Anyone who travels more than a couple of times a year has run into this scenario. You go on the Internet or the airlines website. You find a flight you want. You see the price. You click “Purchase”. Then, the price jumps by a hundred dollars or so. Or, you get kicked out of the site, with the announcement that the fare is “no longer available”.

The fare that you thought was a great deal is what the industry calls a “ghost fare”; an airline price that once existed, but is now gone. The FAA has cracked down on the major Internet sites and airlines’ web sites, but these ghost fares are still out there. The bane of frustration for millions of travelers, and the reason why equal numbers have sworn off Internet travel shopping, is once again the topic of a story by Christopher Elliott, writer for Tribune Media Services. For those who still believe that the Internet is the best source of booking travel, or that the airlines will offer the lowest fares, please – PLEASE – read on…

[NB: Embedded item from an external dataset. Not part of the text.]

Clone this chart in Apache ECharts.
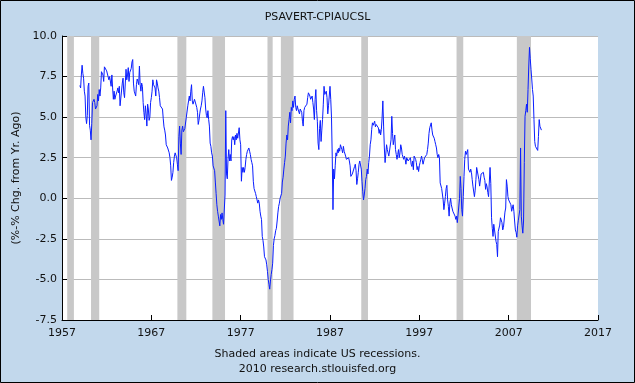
<!DOCTYPE html>
<html>
<head>
<meta charset="utf-8">
<script src="https://cdn.jsdelivr.net/npm/echarts@6/dist/echarts.min.js"></script>
<style>
html,body{margin:0;padding:0;background:#C2D8EC;}
#chart{width:635px;height:383px;}
</style>
</head>
<body>
<div id="chart"></div>
<script>
// Monthly values of PSAVERT minus CPI YoY % change, starting January 1959
const startYear = 1959;
const vals1950s = [6.95, 6.8, 7.6, 8.2, 7.7, 7.4, 6.6, 6.3, 5.0, 4.6, 5.1, 6.9];
const vals1960s = [
  7.1, 4.5, 4.2, 3.6, 4.6, 5.9, 6.0, 6.1, 5.9, 5.5, 5.4, 5.7,
  6.4, 6.0, 6.7, 6.3, 6.8, 7.8, 7.85, 7.6, 7.2, 8.1, 8.15, 8.05,
  7.85, 7.9, 7.75, 7.3, 7.5, 7.4, 6.9, 7.6, 6.8, 6.1, 6.6, 6.1,
  6.3, 6.3, 6.6, 6.8, 6.5, 6.9, 5.7, 5.8, 5.7, 7.1, 7.4, 6.5,
  6.2, 6.3, 7.95, 7.3, 7.6, 8.05, 7.2, 7.75, 7.8, 8.0, 8.4, 8.55,
  7.1, 6.6, 6.6, 6.3, 7.0, 7.35, 7.2, 7.0, 8.15, 7.0, 6.6, 7.1,
  6.9, 5.9, 5.3, 4.85, 5.7, 5.2, 4.45, 5.8, 5.5, 4.8, 5.0, 5.9,
  6.2, 6.6, 7.3, 7.0, 6.9, 6.8, 6.3, 7.3, 7.1, 6.8, 6.6, 6.2,
  5.7, 5.6, 5.8, 5.5, 4.9, 4.4, 4.2, 3.9, 3.3, 3.2, 3.1, 3.2,
  2.8, 2.5, 2.0, 1.1, 1.3, 1.6, 2.2, 2.6, 2.8, 2.7, 2.5, 2.1
];
const vals1970s = [
  1.7, 3.8, 4.45, 3.4, 2.7, 4.2, 4.45, 4.1, 4.2, 4.3, 4.4, 5.0,
  5.0, 5.7, 6.0, 6.3, 6.0, 6.6, 7.0, 6.0, 5.8, 5.9, 6.1, 6.2,
  6.1, 5.6, 5.3, 4.55, 4.8, 5.2, 5.5, 5.7, 6.0, 6.5, 6.9, 6.9,
  6.2, 5.5, 5.1, 4.96, 5.4, 4.86, 4.45, 3.4, 3.2, 2.8, 2.6, 2.0,
  2.0, 1.7, 1.0, 0.3, -0.4, -0.8, -1.1, -1.4, -1.7, -1.0, -1.3, -0.9,
  -1.3, -1.6, -1.7, 0.2, 5.4, 1.5, 1.2, 2.4, 3.0, 2.3, 2.7, 2.3,
  3.6, 3.8, 3.6, 3.8, 3.3, 3.9, 3.6, 4.0, 3.7, 3.8, 4.35, 3.6,
  3.3, 1.05, 1.9, 1.6, 1.9, 1.6, 1.9, 2.4, 2.7, 2.9, 3.0, 3.1,
  2.9, 2.7, 2.4, 2.2, 2.0, 1.05, 0.6, 0.5, 0.3, 0.1, -0.1, -0.3,
  -0.1, -0.3, -0.8, -1.1, -1.3, -2.35, -2.6, -3.0, -3.6, -3.7, -3.8, -4.1
];
const vals1980s = [
  -4.5, -5.0, -5.3, -5.6, -5.1, -4.7, -4.4, -4.0, -2.9, -2.5, -2.3, -2.0,
  -1.85, -1.4, -0.9, -0.5, -0.3, 0.0, 0.1, 0.3, 1.0, 1.3, 1.8, 2.2,
  2.6, 3.4, 3.9, 3.6, 4.45, 4.85, 5.3, 4.65, 5.6, 5.4, 6.0, 5.6,
  6.1, 6.3, 5.6, 5.4, 5.7, 5.5, 5.6, 5.2, 5.5, 5.4, 5.3, 4.75,
  4.45, 5.4, 5.6, 5.7, 5.5, 5.8, 6.2, 6.5, 6.5, 6.3, 6.1, 6.1,
  6.3, 5.9, 5.5, 4.85, 6.1, 6.7, 5.4, 4.75, 3.4, 3.0, 4.3, 4.8,
  3.5, 4.2, 4.86, 5.8, 6.9, 6.4, 6.3, 6.6, 6.2, 5.2, 5.7, 5.6,
  6.9, 6.1, 5.0, 2.6, -0.7, 1.8, 1.2, 2.0, 2.8, 2.6, 3.0, 2.8,
  3.1, 2.9, 3.3, 3.2, 3.0, 2.8, 3.2, 2.9, 2.8, 2.6, 2.4, 2.3,
  2.4, 2.5, 2.3, 2.0, 1.35, 1.4, 1.5, 1.4, 1.6, 1.96, 2.1, 1.7
];
const vals1990s = [
  0.85, 1.2, 1.6, 2.1, 2.3, 2.4, 1.8, 1.05, 0.4, -0.1, 0.2, 0.6,
  1.15, 1.35, 1.8, 1.5, 2.2, 2.6, 3.3, 3.6, 4.25, 4.65, 4.5, 4.6,
  4.75, 4.4, 4.55, 4.45, 4.65, 4.34, 4.0, 4.24, 3.9, 4.24, 5.0, 6.0,
  4.45, 3.1, 2.2, 2.3, 3.3, 3.0, 2.8, 2.6, 2.7, 2.5, 3.6, 5.05,
  4.0, 3.3, 3.6, 3.9, 3.0, 2.7, 2.4, 2.7, 3.0, 2.5, 2.8, 3.3,
  3.1, 2.7, 2.8, 2.4, 2.6, 2.4, 2.1, 2.5, 2.5, 2.3, 2.4, 2.2,
  2.5, 2.1, 1.96, 2.3, 1.76, 2.6, 2.6, 2.4, 2.2, 1.76, 1.96, 1.65,
  2.0, 2.2, 2.4, 2.6, 2.6, 2.1, 2.3, 2.5, 2.6, 2.4, 2.7, 3.0,
  3.4, 4.0, 4.35, 4.45, 4.65, 4.2, 3.9, 3.8, 3.7, 3.5, 3.3, 3.1,
  2.7, 2.5, 2.7, 2.5, 0.95, 0.9, 0.6, 0.7, -0.1, -0.7, -0.3, 0.1
];
const vals2000s = [
  0.6, 0.8, -0.1, -0.5, -1.1, -0.3, 0.0, -0.4, -0.6, -0.8, -0.9, -0.7,
  -1.1, -1.3, -1.1, -1.5, -1.6, -1.4, 0.0, 1.35, 0.6, -0.7, -1.1, 0.1,
  1.35, 2.4, 2.9, 2.7, 2.8, 3.0, 1.8, 1.9, 1.6, 1.8, 1.6, 1.15,
  0.75, 0.65, 0.1, 0.5, 1.15, 1.9, 2.0, 1.8, 1.15, 0.75, 0.65, 1.5,
  1.6, 1.5, 1.6, 1.3, 1.1, 0.55, 0.9, 0.7, 0.35, 0.1, 0.2, 1.9,
  0.9, -1.2, -1.85, -2.35, -1.6, -1.95, -1.85, -2.65, -2.85, -3.6, -2.05, -1.95,
  -1.65, -1.2, -1.2, -1.5, -1.95, -1.8, -1.85, -0.85, -0.6, 1.15, 0.75, 0.1,
  -0.1, -0.1, -0.05, -0.4, -0.8, -0.6, -0.4, -0.8, -1.4, -1.95, -2.1, -2.4,
  -1.7, -1.35, -1.25, -0.7, 3.1, -1.1, -1.7, -2.15, -1.4, 2.2, 5.05, 5.4,
  5.8, 5.3, 6.7, 8.15, 9.3, 8.6, 7.95, 7.35, 6.7, 6.3, 4.85, 3.5
];
const vals2010s = [3.2, 3.1, 3.3, 2.95, 3.8, 4.85, 4.44, 4.55, 4.2];

// NBER recessions (peak month, trough month)
const recessions = [
  ['1957-08', '1958-04'], ['1960-04', '1961-02'], ['1969-12', '1970-11'],
  ['1973-11', '1975-03'], ['1980-01', '1980-07'], ['1981-07', '1982-11'],
  ['1990-07', '1991-03'], ['2001-03', '2001-11'], ['2007-12', '2009-06']
];

const yTicks = [-7.5, -5.0, -2.5, 0.0, 2.5, 5.0, 7.5, 10.0];
const xTicks = [1957, 1967, 1977, 1987, 1997, 2007, 2017];

const allVals = [].concat(vals1950s, vals1960s, vals1970s, vals1980s, vals1990s, vals2000s, vals2010s);
const seriesData = allVals.map((v, i) => [startYear + i / 12, v]);

function ym(s, addMonth) {
  const [y, m] = s.split('-').map(Number);
  return y + (m - 1 + (addMonth ? 1 : 0)) / 12;
}
const recessionAreas = recessions.map(r => [{ xAxis: ym(r[0], false) }, { xAxis: ym(r[1], true) }]);

const FONT = 'DejaVu Sans';
const chart = echarts.init(document.getElementById('chart'), null, { renderer: 'canvas' });
chart.setOption({
  backgroundColor: '#C2D8EC',
  animation: false,
  title: {
    text: 'PSAVERT-CPIAUCSL',
    left: 'center',
    top: 7,
    textStyle: { fontFamily: FONT, fontSize: 11, fontWeight: 'normal', color: '#111' }
  },
  grid: {
    left: 62, right: 37, top: 36, bottom: 63,
    show: true, backgroundColor: '#FFFFFF', borderWidth: 0
  },
  xAxis: {
    type: 'value',
    min: xTicks[0], max: xTicks[xTicks.length - 1], interval: 10,
    axisLine: { show: true, onZero: false, lineStyle: { color: '#000', width: 1 } },
    axisTick: { show: true, inside: true, length: 5, lineStyle: { color: '#000' } },
    axisLabel: { fontFamily: FONT, fontSize: 11, color: '#111', margin: 8, formatter: v => String(v) },
    splitLine: { show: false }
  },
  yAxis: {
    type: 'value',
    min: yTicks[0], max: yTicks[yTicks.length - 1], interval: 2.5,
    name: '(%-% Chg. from Yr. Ago)',
    nameLocation: 'middle',
    nameGap: 39,
    nameTextStyle: { fontFamily: FONT, fontSize: 11, color: '#111' },
    axisLine: { show: true, onZero: false, lineStyle: { color: '#000', width: 1 } },
    axisTick: { show: true, inside: true, length: 5, lineStyle: { color: '#000' } },
    axisLabel: { fontFamily: FONT, fontSize: 11, color: '#111', margin: 5, formatter: v => v.toFixed(1) },
    splitLine: { show: true, lineStyle: { color: '#BBBBBB', width: 1 } }
  },
  graphic: [
    { type: 'text', left: 'center', top: 349,
      style: { text: 'Shaded areas indicate US recessions.', fontFamily: FONT, fontSize: 11, fill: '#111' } },
    { type: 'text', left: 'center', top: 364,
      style: { text: '2010 research.stlouisfed.org', fontFamily: FONT, fontSize: 11, fill: '#111' } },
    { type: 'rect', shape: { x: 0.5, y: 0.5, width: 634, height: 382 },
      style: { fill: 'none', stroke: '#000', lineWidth: 1 }, z: 100, silent: true }
  ],
  series: [
    {
      type: 'line', data: [], z: 1, silent: true,
      markArea: { silent: true, itemStyle: { color: '#C8C8C8', opacity: 1 }, data: recessionAreas }
    },
    {
      type: 'line', data: seriesData, z: 3,
      showSymbol: false, symbol: 'none', sampling: 'none',
      lineStyle: { color: '#0A1EFF', width: 1 }
    }
  ]
});
</script>
</body>
</html>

Time to get real about real-time airfares

By Christopher Elliott of Tribune Media Services


Sue Marcus was looking for a flight from Washington, D.C., to Tulsa, Okla.
Instead, she found trouble.

Every time the American Airlines website asked her to select a return flight, it came back with an error message saying that the fare she’d selected was “no longer available.” She phoned the airline to finish the reservation. “A customer service agent told me that she couldn’t use the same web system that the public sees, though she found a fare that was $50 higher than the flight I’d originally chosen,” says Marcus, a retired government worker from Fairfax, Va.

When Marcus asked why this was, the agent said that bookings are made in “real time,” while the website updates aren’t. In other words, Marcus was seeing fares that had already been purchased by someone else. “The representative said that there had been lots and lots of complaints about this issue,” she recalls.

That’s true. Gripes about what some call the airline “bait-and-switch” scam cross my desk regularly. Passengers find an affordable ticket price displayed on an airline website or by an online travel agency such as Expedia, Orbitz or Travelocity, but the fare vanishes when they try to buy it. Passengers like Marcus then have no choice but to book a more expensive flight.